**WHAT IS BEING ASKED:** Below is a listing to write out in full, exactly as given, without its pictures.

**DATA EXCERPT:**
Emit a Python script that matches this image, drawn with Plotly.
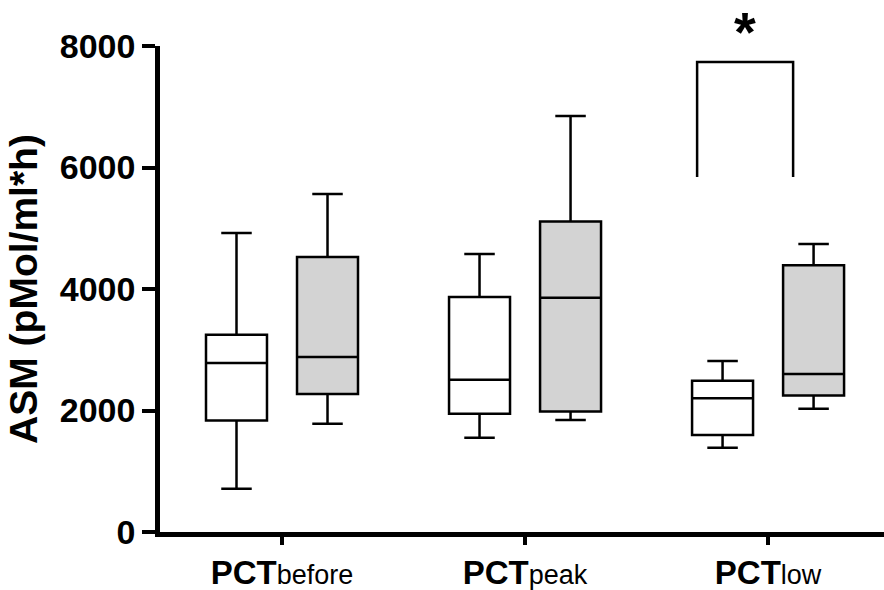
import plotly.graph_objects as go

categories = ["PCTbefore", "PCTpeak", "PCTlow"]
tick_labels = [
    "<b>PCT</b><span style='font-size:27px'>before</span>",
    "<b>PCT</b><span style='font-size:27px'>peak</span>",
    "<b>PCT</b><span style='font-size:27px'>low</span>",
]
positions = [0, 1, 2]

# white boxes
white_low = [710, 1550, 1385]
white_q1 = [1835, 1945, 1597]
white_median = [2780, 2505, 2200]
white_q3 = [3245, 3870, 2488]
white_high = [4922, 4575, 2815]

# gray boxes
gray_low = [1780, 1845, 2030]
gray_q1 = [2272, 1985, 2245]
gray_median = [2881, 3855, 2601]
gray_q3 = [4527, 5110, 4392]
gray_high = [5565, 6848, 4741]

y_ticks = [0, 2000, 4000, 6000, 8000]

# significance bracket over PCTlow
bracket_left = 1.708
bracket_right = 2.103
bracket_top = 7737
bracket_bottom = 5844
star_paper_y = 1.03

FONT = "Liberation Sans, Arial, sans-serif"

fig = go.Figure()
for name, lo, q1, med, q3, hi, fill in [
    ("control", white_low, white_q1, white_median, white_q3, white_high, "white"),
    ("case", gray_low, gray_q1, gray_median, gray_q3, gray_high, "#d3d3d3"),
]:
    fig.add_trace(go.Box(
        x=positions, lowerfence=lo, q1=q1, median=med, q3=q3, upperfence=hi,
        name=name, offsetgroup=name, fillcolor=fill,
        line=dict(color="black", width=2.5), whiskerwidth=0.5,
        boxpoints=False, showlegend=False, hoverinfo="skip",
    ))

fig.add_shape(type="path", xref="x", yref="y",
              path=f"M {bracket_left},{bracket_bottom} L {bracket_left},{bracket_top} L {bracket_right},{bracket_top} L {bracket_right},{bracket_bottom}",
              line=dict(color="black", width=2.5))
fig.add_annotation(x=(bracket_left + bracket_right) / 2, y=star_paper_y, xref="x", yref="paper",
                   text="<b>*</b>", showarrow=False, yanchor="middle",
                   font=dict(family=FONT, size=56, color="black"))

fig.update_layout(
    width=884, height=590,
    margin=dict(l=160, r=0, t=46, b=58),
    paper_bgcolor="white", plot_bgcolor="white",
    boxmode="group", boxgap=0.251, boxgroupgap=0.33,
    font=dict(family=FONT, color="black"),
)
fig.update_xaxes(
    range=[-0.502, 2.477], tickvals=positions, ticktext=tick_labels,
    showline=True, linecolor="black", linewidth=4.5,
    ticks="outside", ticklen=8, tickwidth=4, tickcolor="black",
    tickfont=dict(family=FONT, size=33, color="black"),
    showgrid=False, zeroline=False, fixedrange=True, automargin=False,
)
fig.update_yaxes(
    range=[0, 8000], tickvals=y_ticks, ticktext=[f"<b>{v}</b>" for v in y_ticks],
    showline=True, linecolor="black", linewidth=4.5,
    ticks="outside", ticklen=13, tickwidth=4, tickcolor="black",
    tickfont=dict(family=FONT, size=34, color="black"),
    title=dict(text="<b>ASM (pMol/ml*h)</b>", font=dict(family=FONT, size=39, color="black"), standoff=12),
    showgrid=False, zeroline=False, fixedrange=True, automargin=False,
)

fig.write_html("out.html")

**ANSWER FOR THE TASK:**
Emit a Python script that matches this image, drawn with Plotly.
import plotly.graph_objects as go

categories = ["PCTbefore", "PCTpeak", "PCTlow"]
tick_labels = [
    "<b>PCT</b><span style='font-size:27px'>before</span>",
    "<b>PCT</b><span style='font-size:27px'>peak</span>",
    "<b>PCT</b><span style='font-size:27px'>low</span>",
]
positions = [0, 1, 2]

# white boxes
white_low = [710, 1550, 1385]
white_q1 = [1835, 1945, 1597]
white_median = [2780, 2505, 2200]
white_q3 = [3245, 3870, 2488]
white_high = [4922, 4575, 2815]

# gray boxes
gray_low = [1780, 1845, 2030]
gray_q1 = [2272, 1985, 2245]
gray_median = [2881, 3855, 2601]
gray_q3 = [4527, 5110, 4392]
gray_high = [5565, 6848, 4741]

y_ticks = [0, 2000, 4000, 6000, 8000]

# significance bracket over PCTlow
bracket_left = 1.708
bracket_right = 2.103
bracket_top = 7737
bracket_bottom = 5844
star_paper_y = 1.03

FONT = "Liberation Sans, Arial, sans-serif"

fig = go.Figure()
for name, lo, q1, med, q3, hi, fill in [
    ("control", white_low, white_q1, white_median, white_q3, white_high, "white"),
    ("case", gray_low, gray_q1, gray_median, gray_q3, gray_high, "#d3d3d3"),
]:
    fig.add_trace(go.Box(
        x=positions, lowerfence=lo, q1=q1, median=med, q3=q3, upperfence=hi,
        name=name, offsetgroup=name, fillcolor=fill,
        line=dict(color="black", width=2.5), whiskerwidth=0.5,
        boxpoints=False, showlegend=False, hoverinfo="skip",
    ))

fig.add_shape(type="path", xref="x", yref="y",
              path=f"M {bracket_left},{bracket_bottom} L {bracket_left},{bracket_top} L {bracket_right},{bracket_top} L {bracket_right},{bracket_bottom}",
              line=dict(color="black", width=2.5))
fig.add_annotation(x=(bracket_left + bracket_right) / 2, y=star_paper_y, xref="x", yref="paper",
                   text="<b>*</b>", showarrow=False, yanchor="middle",
                   font=dict(family=FONT, size=56, color="black"))

fig.update_layout(
    width=884, height=590,
    margin=dict(l=160, r=0, t=46, b=58),
    paper_bgcolor="white", plot_bgcolor="white",
    boxmode="group", boxgap=0.251, boxgroupgap=0.33,
    font=dict(family=FONT, color="black"),
)
fig.update_xaxes(
    range=[-0.502, 2.477], tickvals=positions, ticktext=tick_labels,
    showline=True, linecolor="black", linewidth=4.5,
    ticks="outside", ticklen=8, tickwidth=4, tickcolor="black",
    tickfont=dict(family=FONT, size=33, color="black"),
    showgrid=False, zeroline=False, fixedrange=True, automargin=False,
)
fig.update_yaxes(
    range=[0, 8000], tickvals=y_ticks, ticktext=[f"<b>{v}</b>" for v in y_ticks],
    showline=True, linecolor="black", linewidth=4.5,
    ticks="outside", ticklen=13, tickwidth=4, tickcolor="black",
    tickfont=dict(family=FONT, size=34, color="black"),
    title=dict(text="<b>ASM (pMol/ml*h)</b>", font=dict(family=FONT, size=39, color="black"), standoff=12),
    showgrid=False, zeroline=False, fixedrange=True, automargin=False,
)

fig.write_html("out.html")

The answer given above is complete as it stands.